To remove scatterloading, you could try to use the $Sub notation to patch in your own version of the __scatterload() function (which just returns):https://developer.arm.com/documentation/101754/0619/armlink-Reference/Accessing-and-Managing-Symbols-with-armlink/Use-of--Super---and--Sub---to-patch-symbol-definitions
But I believe you are going to hit runtime issues downstream... scatterloading also does things like set up RW Data... at a minimum, link with datacompressor off (or better, check that you have no RW data at all):https://developer.arm.com/documentation/101754/0619/armlink-Reference/armlink-Command-line-Options/--datacompressor-opt
Ronan
Hi Ronan,Thank you for your detailed response.
Will try the first approach once my DS Golden Edition is back to work (currently the FVP connection is broken due to some license issue in which you are trying to help as well :-)) .Will ping you right after,
I just used "#if 0" for the entire "Reset_Handler" function instead of removing the Startup from .retconfig (i hope this is OK)
But eventually it didn't help.Regarding the entry point of the destination image ('helloworld') that should be "__main" as you have suggested - I thinks this won't work as the "__scatterload" of the C library still will be called. Pls see below snapshot from Arm Application Note 241:I tried that and it appears that the "__scatterload" is the actual entry point of the application, pls see below snapshot of the debugger:
my boot rom code target address to jump into is : #define IMG_ENTRY_POINT_ADDRESS (0x100007c1)
So all in all it seems i can't avoid the __scatterload call.
Hi Ronen,
The entry point is __main, who's first instruction is a call to __scatterload.
If you implement (something like):
void $Sub$$__scatterload { return; }
The linker should point that function call to your implementation.
I got your point, thanks.
I've tried that and really the scatter load does nothing as expected. However the hello world isn't working as expected (SystemCoreClock isn't initialized to its default data value - this is also understood - we skipped the scatter load).
Feels like a ctach-22.
Ronan, sorry but maybe I'm missing something here, I will try again:How a typical boot rom application (that gets its destination fw binary data+code through external host, flash memory etc) can branch (and not returned) to its fw application and continue running from there?My understanding is that the boot rom accepts the fw code+data, copy it into a different memory locations (according to the fw scatter file definition and sizes) and branch into the fw application entry point,.
Thanks for your great support.Finally it worked for me.

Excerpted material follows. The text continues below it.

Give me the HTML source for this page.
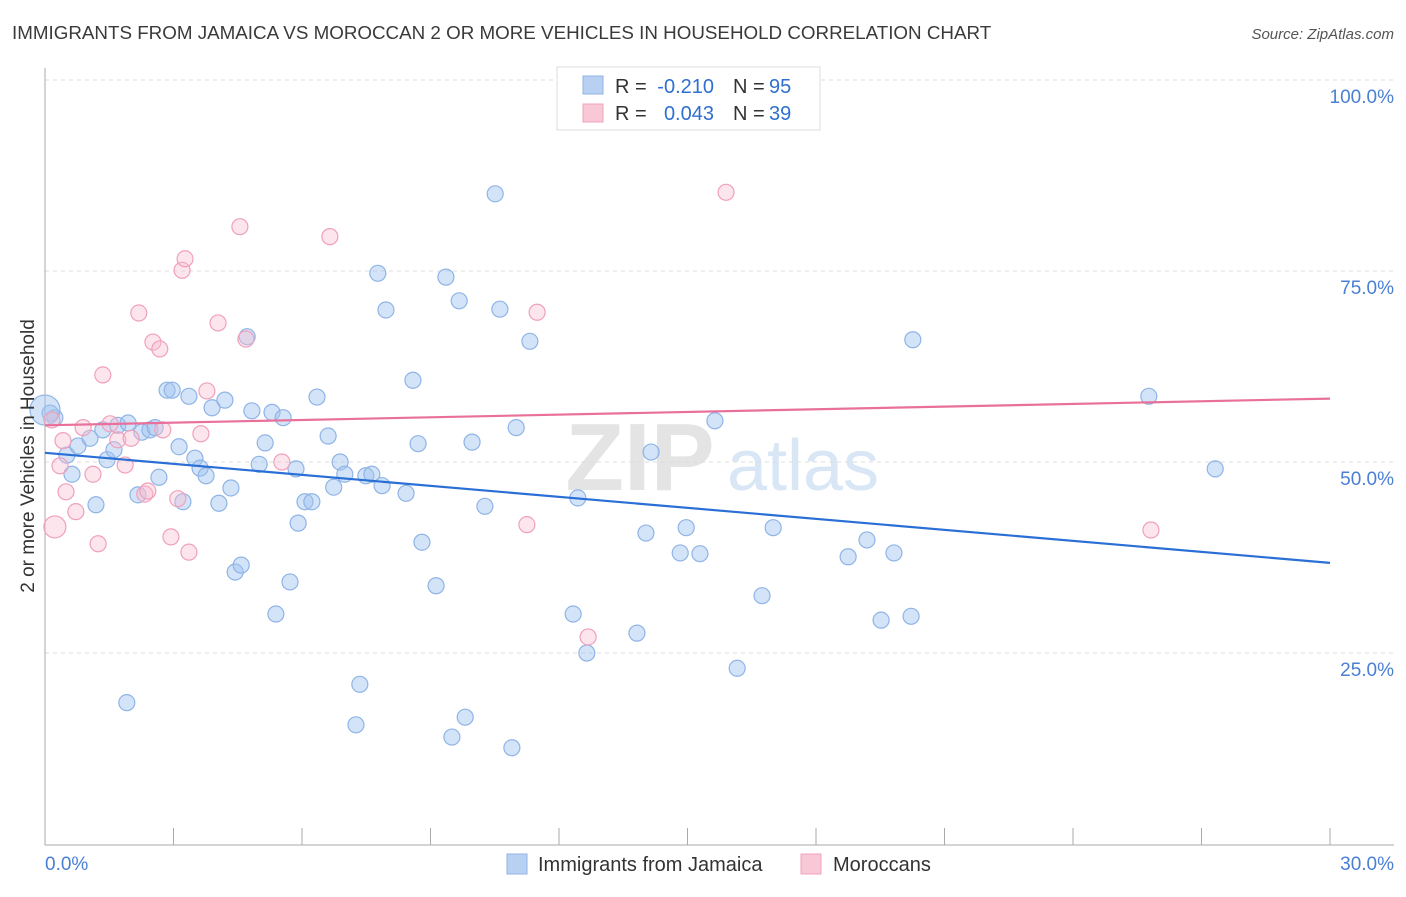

The turning point was your last suggestion to skip the scatter load functionality from the hello world app itself.Rather than that i had two other bugs:1. I was branching into the vector section instead to the Reset_Handler (i.e. my Image Entry point was wrong).2. The hello world Code section (as an array in the boot rom) was wrong (different than the code we saw in disassembly). That happened due to a wrong path.